**AIM OF THE EXERCISE**
Can you output the material exactly as written, minus any pictures it holds?

**COLLECTED DATA**
<<<<

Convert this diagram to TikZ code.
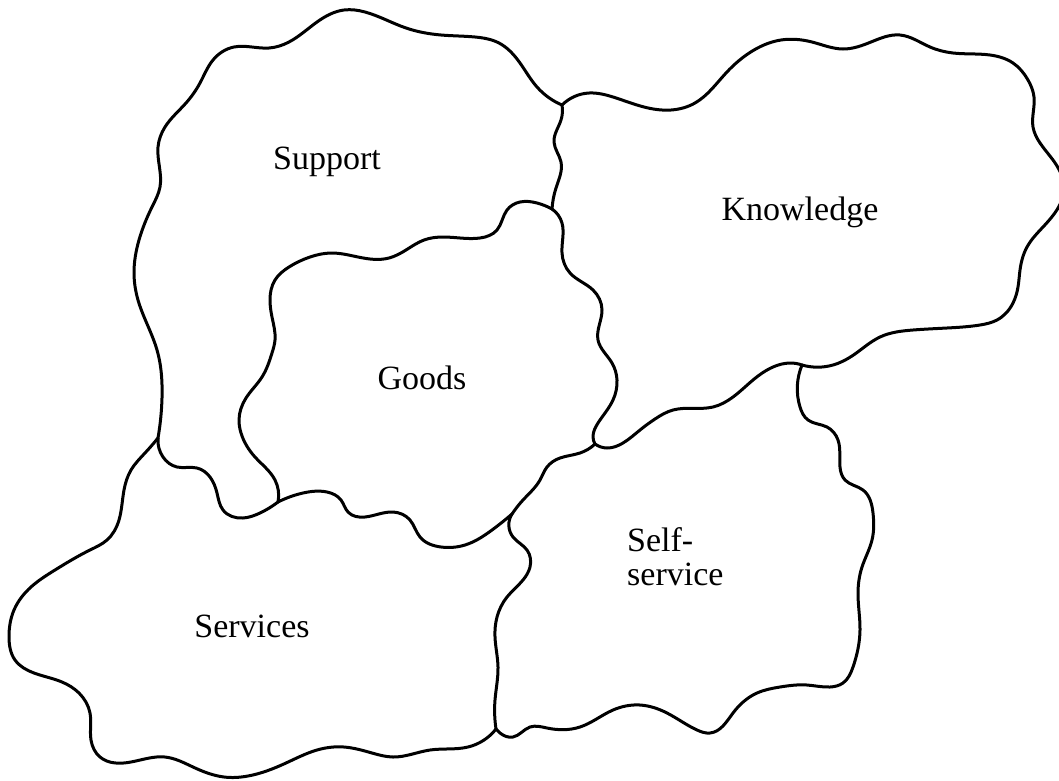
\documentclass[tikz,border=0pt]{standalone}
\usepackage{fontspec}
\setmainfont{Liberation Serif}
\usepackage{tikz}
\usetikzlibrary{hobby}
\tikzset{
  border/.style={use Hobby shortcut, line width=3pt, line join=round, line cap=round},
  region/.style={font=\fontsize{34}{34}\selectfont, inner sep=0pt}
}

\begin{document}
\begin{tikzpicture}[x=1pt,y=-1pt]
    \useasboundingbox (0,0) rectangle (1059,780);
    % junctions of the regions
    \coordinate (J1) at (562,105);
    \coordinate (J2) at (552,209);
    \coordinate (J3) at (595,444);
    \coordinate (J4) at (802,365);
    \coordinate (J5) at (512,514);
    \coordinate (J6) at (496,729);
    \coordinate (J7) at (158,438);
    \coordinate (J8) at (278,502);
    \begin{scope}
        % outer edge of Support
        \draw[border] (J7) .. (162,398) .. (157,350) .. (138,300) .. (134,273) .. (139,240)
            .. (152,207) .. (160,187) .. (158,147) .. (165,127) .. (186,103) .. (200,83)
            .. (213,60) .. (234,47) .. (269,48) .. (289,42) .. (317,22) .. (344,10)
            .. (365,12) .. (406,28) .. (441,35) .. (475,37) .. (499,43) .. (520,63)
            .. (537,87) .. (J1);
        \draw[border] (J1) .. (561,120) .. (554,142) .. (561,162) .. (556,188) .. (J2);
        % outer edge of Knowledge
        \draw[border] (J1) .. (589,93) .. (613,97) .. (644,107) .. (671,110) .. (695,103)
            .. (726,73) .. (754,50) .. (781,40) .. (812,42) .. (843,49) .. (871,42)
            .. (900,35) .. (930,47) .. (953,53) .. (990,55) .. (1013,63) .. (1028,80)
            .. (1034,97) .. (1033,127) .. (1040,143) .. (1053,160) .. (1064,188)
            .. (1043,227) .. (1027,247) .. (1020,270) .. (1018,287) .. (1013,303)
            .. (997,320) .. (980,325) .. (947,328) .. (913,330) .. (880,337)
            .. (852,356) .. (833,365) .. (J4);
        \draw[border] (J2) .. (562,223) .. (562,253) .. (570,273) .. (593,290) .. (602,310)
            .. (598,340) .. (612,363) .. (617,380) .. (613,400) .. (598,423) .. (593,437)
            .. (J3);
        \draw[border] (J3) .. (607,448) .. (623,443) .. (640,430) .. (655,419) .. (673,410)
            .. (713,407) .. (733,397) .. (753,380) .. (773,367) .. (790,363) .. (J4);
        \draw[border] (J3) .. (580,453) .. (560,458) .. (547,467) .. (540,480) .. (523,500)
            .. (J5);
        % outer edge of Self-service
        \draw[border] (J4) .. (800,407) .. (808,420) .. (827,427) .. (838,440) .. (840,467)
            .. (845,480) .. (863,490) .. (873,513) .. (872,540) .. (862,567) .. (858,593)
            .. (860,630) .. (853,667) .. (843,683) .. (830,687) .. (807,685) .. (780,687)
            .. (757,693) .. (733,713) .. (710,733) .. (697,730) .. (667,713) .. (640,705)
            .. (613,710) .. (580,727) .. (547,728) .. (530,727) .. (513,737) .. (500,733)
            .. (J6);
        \draw[border] (J6) .. (495,700) .. (498,667) .. (495,637) .. (497,617) .. (507,597)
            .. (523,580) .. (530,567) .. (527,550) .. (513,537) .. (J5);
        \draw[border] (J8) .. (303,493) .. (327,492) .. (341,500) .. (348,512) .. (365,517)
            .. (393,512) .. (410,520) .. (420,537) .. (441,547) .. (465,545) .. (492,530)
            .. (J5);
        \draw[border] (J7) .. (163,457) .. (177,467) .. (197,468) .. (210,477) .. (217,493)
            .. (223,510) .. (243,518) .. (260,513) .. (J8);
        \draw[border] (J8) .. (275,480) .. (255,457) .. (241,433) .. (239,420) .. (246,398)
            .. (262,377) .. (272,353) .. (275,340) .. (272,317) .. (270,300) .. (275,280)
            .. (289,267) .. (310,257) .. (331,253) .. (358,257) .. (389,258) .. (406,250)
            .. (424,240) .. (444,237) .. (480,238) .. (497,230) .. (507,210) .. (520,202)
            .. (537,203) .. (J2);
        % outer edge of Services
        \draw[border] (J7) .. (145,453) .. (131,470) .. (124,490) .. (119,520) .. (107,540)
            .. (90,550) .. (55,570) .. (31,587) .. (14,610) .. (9,637) .. (15,660)
            .. (34,673) .. (62,682) .. (79,693) .. (90,713) .. (91,740) .. (100,757)
            .. (131,762) .. (165,757) .. (193,767) .. (224,777) .. (248,776) .. (286,763)
            .. (317,750) .. (344,747) .. (372,753) .. (393,757) .. (430,750) .. (468,747)
            .. (J6);
    \end{scope}
    \node[region] (support) at (327,162) {Support};
    \node[region] (knowledge) at (800,212) {Knowledge};
    \node[region] (goods) at (422,378) {Goods};
    \node[region] (services) at (252,626) {Services};
    \node[region, align=left, anchor=north west] (selfservice) at (627,527) {Self-\\service};
\end{tikzpicture}
\end{document}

>>>>

**OUTPUT FOR THIS EXERCISE**
Convert this diagram to TikZ code.
\documentclass[tikz,border=0pt]{standalone}
\usepackage{fontspec}
\setmainfont{Liberation Serif}
\usepackage{tikz}
\usetikzlibrary{hobby}
\tikzset{
  border/.style={use Hobby shortcut, line width=3pt, line join=round, line cap=round},
  region/.style={font=\fontsize{34}{34}\selectfont, inner sep=0pt}
}

\begin{document}
\begin{tikzpicture}[x=1pt,y=-1pt]
    \useasboundingbox (0,0) rectangle (1059,780);
    % junctions of the regions
    \coordinate (J1) at (562,105);
    \coordinate (J2) at (552,209);
    \coordinate (J3) at (595,444);
    \coordinate (J4) at (802,365);
    \coordinate (J5) at (512,514);
    \coordinate (J6) at (496,729);
    \coordinate (J7) at (158,438);
    \coordinate (J8) at (278,502);
    \begin{scope}
        % outer edge of Support
        \draw[border] (J7) .. (162,398) .. (157,350) .. (138,300) .. (134,273) .. (139,240)
            .. (152,207) .. (160,187) .. (158,147) .. (165,127) .. (186,103) .. (200,83)
            .. (213,60) .. (234,47) .. (269,48) .. (289,42) .. (317,22) .. (344,10)
            .. (365,12) .. (406,28) .. (441,35) .. (475,37) .. (499,43) .. (520,63)
            .. (537,87) .. (J1);
        \draw[border] (J1) .. (561,120) .. (554,142) .. (561,162) .. (556,188) .. (J2);
        % outer edge of Knowledge
        \draw[border] (J1) .. (589,93) .. (613,97) .. (644,107) .. (671,110) .. (695,103)
            .. (726,73) .. (754,50) .. (781,40) .. (812,42) .. (843,49) .. (871,42)
            .. (900,35) .. (930,47) .. (953,53) .. (990,55) .. (1013,63) .. (1028,80)
            .. (1034,97) .. (1033,127) .. (1040,143) .. (1053,160) .. (1064,188)
            .. (1043,227) .. (1027,247) .. (1020,270) .. (1018,287) .. (1013,303)
            .. (997,320) .. (980,325) .. (947,328) .. (913,330) .. (880,337)
            .. (852,356) .. (833,365) .. (J4);
        \draw[border] (J2) .. (562,223) .. (562,253) .. (570,273) .. (593,290) .. (602,310)
            .. (598,340) .. (612,363) .. (617,380) .. (613,400) .. (598,423) .. (593,437)
            .. (J3);
        \draw[border] (J3) .. (607,448) .. (623,443) .. (640,430) .. (655,419) .. (673,410)
            .. (713,407) .. (733,397) .. (753,380) .. (773,367) .. (790,363) .. (J4);
        \draw[border] (J3) .. (580,453) .. (560,458) .. (547,467) .. (540,480) .. (523,500)
            .. (J5);
        % outer edge of Self-service
        \draw[border] (J4) .. (800,407) .. (808,420) .. (827,427) .. (838,440) .. (840,467)
            .. (845,480) .. (863,490) .. (873,513) .. (872,540) .. (862,567) .. (858,593)
            .. (860,630) .. (853,667) .. (843,683) .. (830,687) .. (807,685) .. (780,687)
            .. (757,693) .. (733,713) .. (710,733) .. (697,730) .. (667,713) .. (640,705)
            .. (613,710) .. (580,727) .. (547,728) .. (530,727) .. (513,737) .. (500,733)
            .. (J6);
        \draw[border] (J6) .. (495,700) .. (498,667) .. (495,637) .. (497,617) .. (507,597)
            .. (523,580) .. (530,567) .. (527,550) .. (513,537) .. (J5);
        \draw[border] (J8) .. (303,493) .. (327,492) .. (341,500) .. (348,512) .. (365,517)
            .. (393,512) .. (410,520) .. (420,537) .. (441,547) .. (465,545) .. (492,530)
            .. (J5);
        \draw[border] (J7) .. (163,457) .. (177,467) .. (197,468) .. (210,477) .. (217,493)
            .. (223,510) .. (243,518) .. (260,513) .. (J8);
        \draw[border] (J8) .. (275,480) .. (255,457) .. (241,433) .. (239,420) .. (246,398)
            .. (262,377) .. (272,353) .. (275,340) .. (272,317) .. (270,300) .. (275,280)
            .. (289,267) .. (310,257) .. (331,253) .. (358,257) .. (389,258) .. (406,250)
            .. (424,240) .. (444,237) .. (480,238) .. (497,230) .. (507,210) .. (520,202)
            .. (537,203) .. (J2);
        % outer edge of Services
        \draw[border] (J7) .. (145,453) .. (131,470) .. (124,490) .. (119,520) .. (107,540)
            .. (90,550) .. (55,570) .. (31,587) .. (14,610) .. (9,637) .. (15,660)
            .. (34,673) .. (62,682) .. (79,693) .. (90,713) .. (91,740) .. (100,757)
            .. (131,762) .. (165,757) .. (193,767) .. (224,777) .. (248,776) .. (286,763)
            .. (317,750) .. (344,747) .. (372,753) .. (393,757) .. (430,750) .. (468,747)
            .. (J6);
    \end{scope}
    \node[region] (support) at (327,162) {Support};
    \node[region] (knowledge) at (800,212) {Knowledge};
    \node[region] (goods) at (422,378) {Goods};
    \node[region] (services) at (252,626) {Services};
    \node[region, align=left, anchor=north west] (selfservice) at (627,527) {Self-\\service};
\end{tikzpicture}
\end{document}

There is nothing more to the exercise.